県立広島病院が導入したCT(左奥)を備えたがん放射線治療装置

 県立広島病院(広島市南区)は、肺や肝臓などの腫瘍(しゅよう)を狙い撃つ「定位放射線治療」に効果を発揮する一連のがん治療システムを導入した。二台のコンピューター断層撮影装置(CT)を活用し、治療前に生じる照射位置の誤差を高い精度で補正できるのが特長。同病院によると、こうしたシステムの導入は全国初という。

 システムは放射線の方向や範囲をCTで決める「照射位置決め装置」と、CTを備えた「放射線治療装置」で構成。医師はまず、位置決め装置で撮影したデータを基に治療計画を策定。定位放射線治療では再度、治療装置のCTで照射位置を確認した後、病巣にエックス線を当てる。

 装置はそれぞれ別の部屋にあり、寝台とCTは同じタイプを採用。

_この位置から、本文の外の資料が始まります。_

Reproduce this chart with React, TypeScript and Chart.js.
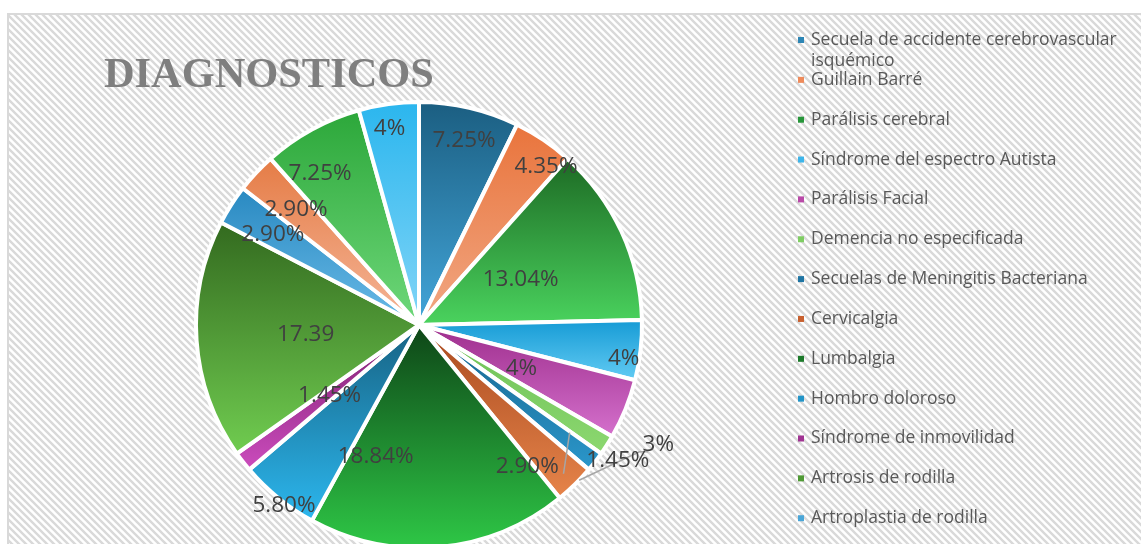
import React, { useEffect, useRef } from 'react';
import { Chart, registerables } from 'chart.js';

Chart.register(...registerables);

// ---------- data ----------
const chartTitle = 'DIAGNOSTICOS';

const categories = [
  'Secuela de accidente cerebrovascular isquémico',
  'Guillain Barré',
  'Parálisis cerebral',
  'Síndrome del espectro Autista',
  'Parálisis Facial',
  'Demencia no especificada',
  'Secuelas de Meningitis Bacteriana',
  'Cervicalgia',
  'Lumbalgia',
  'Hombro doloroso',
  'Síndrome de inmovilidad',
  'Artrosis de rodilla',
  'Artroplastia de rodilla',
  'Otro diagnóstico 1',
  'Otro diagnóstico 2',
  'Otro diagnóstico 3',
];

const percentValues = [
  7.25, 4.35, 13.04, 4.35, 4.35, 1.45, 1.45, 2.9, 18.84, 5.8, 1.45, 17.39, 2.9, 2.9, 7.25, 4.35,
];

const valueLabels = [
  '7.25%', '4.35%', '13.04%', '4%', '4%', '3%', '1.45%', '2.90%', '18.84%', '5.80%', '1.45%', '17.39', '2.90%', '2.90%', '7.25%', '4%',
];

// ---------- style ----------
const colorsTop = [
  '#1b5e81', '#e9743c', '#1d6a24', '#169bd5', '#9e2e8d', '#6cbf55', '#16638b', '#a94a1f',
  '#0e4517', '#176283', '#7e1f70', '#336a1f', '#2989c1', '#e57c46', '#2ca73a', '#2bb6ee',
];
const colorsBottom = [
  '#43a6da', '#f1a884', '#4ad35e', '#62cbf3', '#d470cc', '#8cd870', '#2b97cb', '#e6844a',
  '#2ec746', '#2cb7ee', '#cb4cbd', '#70cc50', '#6abbe8', '#f5b699', '#6fd87a', '#82d5f7',
];
const legendColors = [
  '#2d86b5', '#ee8b5b', '#27963a', '#3db5ea', '#b94aa8', '#7fcd63', '#1f75a3', '#c8602f',
  '#1c7a2a', '#2395c8', '#a03492', '#4f9a35', '#4aa6d8', '#ee9a70', '#4ec05a', '#56c6f3',
];
// label placement relative to each slice: fraction of radius, angular shift (deg)
const labelRadius = [0.85, 0.91, 0.5, 0.93, 0.5, 1.2, 1.08, 0.8, 0.62, 1.01, 0.51, 0.51, 0.77, 0.755, 0.81, 0.89];
const labelAngleShift = [0.7, 4.8, 0.6, 2.8, 1.1, -6.0, -3.5, 7.0, 23.5, -2.3, -0.4, -0.7, -0.9, 0.1, -4.5, -0.7];

const FONT_SANS = '"Open Sans", "Noto Sans", sans-serif';

export default function App() {
  const ref = useRef<HTMLCanvasElement>(null);

  useEffect(() => {
    const canvas = ref.current!;

    const backgroundPlugin = {
      id: 'bgHatch',
      beforeDraw(chart: any) {
        const ctx = chart.ctx as CanvasRenderingContext2D;
        const w = chart.width;
        const h = chart.height;
        ctx.save();
        ctx.fillStyle = '#ffffff';
        ctx.fillRect(0, 0, w, h);
        const tile = document.createElement('canvas');
        const T = 7;
        tile.width = T;
        tile.height = T;
        const tc = tile.getContext('2d')!;
        tc.fillStyle = '#ffffff';
        tc.fillRect(0, 0, T, T);
        tc.strokeStyle = '#d9d9d9';
        tc.lineWidth = 2.4;
        tc.beginPath();
        tc.moveTo(-2, -2);
        tc.lineTo(T + 2, T + 2);
        tc.moveTo(-2, T - 2);
        tc.lineTo(2, T + 2);
        tc.moveTo(T - 2, -2);
        tc.lineTo(T + 2, 2);
        tc.stroke();
        const pat = ctx.createPattern(tile, 'repeat')!;
        ctx.fillStyle = pat;
        ctx.fillRect(8, 14, w, h);
        ctx.strokeStyle = '#d9d9d9';
        ctx.lineWidth = 2;
        ctx.strokeRect(8, 14, w + 20, h + 20);
        ctx.restore();
      },
    };

    const gradientPlugin = {
      id: 'sliceGradient',
      beforeDatasetsDraw(chart: any) {
        const ctx = chart.ctx as CanvasRenderingContext2D;
        const meta = chart.getDatasetMeta(0);
        meta.data.forEach((el: any, i: number) => {
          const { x, y, startAngle, endAngle, outerRadius } = el;
          const ys = [y, y + outerRadius * Math.sin(startAngle), y + outerRadius * Math.sin(endAngle)];
          const TAU = Math.PI * 2;
          for (let k = -2; k <= 2; k++) {
            const up = -Math.PI / 2 + k * TAU;
            const down = Math.PI / 2 + k * TAU;
            if (up > startAngle && up < endAngle) ys.push(y - outerRadius);
            if (down > startAngle && down < endAngle) ys.push(y + outerRadius);
          }
          const top = Math.min(...ys);
          const bot = Math.max(...ys);
          const g = ctx.createLinearGradient(0, top, 0, bot);
          g.addColorStop(0, colorsTop[i]);
          g.addColorStop(1, colorsBottom[i]);
          el.options = { ...el.options, backgroundColor: g };
        });
      },
    };

    const labelPlugin = {
      id: 'sliceLabels',
      afterDatasetsDraw(chart: any) {
        const ctx = chart.ctx as CanvasRenderingContext2D;
        const meta = chart.getDatasetMeta(0);
        ctx.save();
        const polar = (el: any, shiftDeg: number, frac: number) => {
          const a = (el.startAngle + el.endAngle) / 2 + (shiftDeg * Math.PI) / 180;
          return [el.x + Math.cos(a) * el.outerRadius * frac, el.y + Math.sin(a) * el.outerRadius * frac];
        };
        ctx.strokeStyle = '#a6a6a6';
        ctx.lineWidth = 1.5;
        const e5 = meta.data[5];
        const e6 = meta.data[6];
        if (e5) {
          const p1 = polar(e5, 11.5, 1.0);
          const p2 = polar(e5, -2.7, 1.14);
          ctx.beginPath();
          ctx.moveTo(p1[0], p1[1]);
          ctx.lineTo(p2[0], p2[1]);
          ctx.lineTo(p2[0] + 9, p2[1]);
          ctx.stroke();
        }
        if (e6) {
          const p1 = polar(e6, -2.3, 0.83);
          const p2 = polar(e6, 8.0, 0.93);
          ctx.beginPath();
          ctx.moveTo(p1[0], p1[1]);
          ctx.lineTo(p2[0], p2[1]);
          ctx.stroke();
        }
        ctx.fillStyle = '#404040';
        ctx.font = `22.5px ${FONT_SANS}`;
        ctx.textAlign = 'center';
        ctx.textBaseline = 'middle';
        meta.data.forEach((el: any, i: number) => {
          const p = polar(el, labelAngleShift[i], labelRadius[i]);
          ctx.fillText(valueLabels[i], p[0], p[1]);
        });
        ctx.restore();
      },
    };

    const legendPlugin = {
      id: 'sideLegend',
      afterDraw(chart: any) {
        const ctx = chart.ctx as CanvasRenderingContext2D;
        const labels: string[] = chart.data.labels;
        ctx.save();
        ctx.font = `17.5px ${FONT_SANS}`;
        ctx.textBaseline = 'middle';
        ctx.textAlign = 'left';
        const x0 = 811;
        const maxW = 318;
        labels.forEach((lab, i) => {
          const cy = 40 + 39.85 * i;
          ctx.fillStyle = legendColors[i];
          ctx.fillRect(798, cy - 3, 6, 6);
          ctx.fillStyle = '#595959';
          const words = lab.split(' ');
          const lines: string[] = [];
          let cur = '';
          words.forEach((w) => {
            const t = cur ? cur + ' ' + w : w;
            if (ctx.measureText(t).width > maxW && cur) {
              lines.push(cur);
              cur = w;
            } else cur = t;
          });
          if (cur) lines.push(cur);
          lines.forEach((ln, k) => ctx.fillText(ln, x0, cy + k * 21));
        });
        ctx.restore();
      },
    };

    const titlePlugin = {
      id: 'bigTitle',
      afterDraw(chart: any) {
        const ctx = chart.ctx as CanvasRenderingContext2D;
        ctx.save();
        ctx.font = 'bold 42.4px "Liberation Serif", "DejaVu Serif", serif';
        ctx.fillStyle = '#7f7f7f';
        ctx.textAlign = 'left';
        ctx.textBaseline = 'alphabetic';
        ctx.fillText(chartTitle, 104, 87);
        ctx.restore();
      },
    };

    const chart = new Chart(canvas, {
      type: 'pie',
      data: {
        labels: categories,
        datasets: [
          {
            data: percentValues,
            backgroundColor: legendColors,
            borderColor: '#ffffff',
            borderWidth: 4,
            hoverOffset: 0,
            offset: 0,
          } as any,
        ],
      },
      options: {
        responsive: false,
        animation: false,
        devicePixelRatio: 1,
        events: [],
        layout: { padding: { left: 194, top: 100, right: 497, bottom: 50 } },
        plugins: {
          legend: { display: false },
          title: { display: false },
          tooltip: { enabled: false },
        },
      } as any,
      plugins: [backgroundPlugin, gradientPlugin, labelPlugin, titlePlugin, legendPlugin],
    });

    return () => chart.destroy();
  }, []);

  return (
    <div
      style={{
        position: 'fixed',
        left: 0,
        top: 0,
        width: 1141,
        height: 544,
        overflow: 'hidden',
        background: '#ffffff',
      }}
    >
      <canvas ref={ref} width={1141} height={600} style={{ display: 'block', width: 1141, height: 600 }} />
    </div>
  );
}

三センチ以下の肺や肝臓の腫瘍を放射線治療する際、誤差を五ミリ以内に抑制。他の部位に転移がなければ九割以上の確率で治すことができるという。

 従来の治療は照射位置を体の表面で確認しており、精度の点から同療法はできなかった。一連のシステム導入により、周囲の健康な臓器への被ばくを最小限に抑え、多量の放射線を短期間にあてる治療が可能となった。導入費は三億三千七百万円。

 同病院放射線科の門前芳夫医長は「新システムにより、治療の精度が高まり療法の選択肢も広がった。有効に活用し、がん治療に一層貢献したい」と話している。
※登場する人物・団体は掲載時の情報です。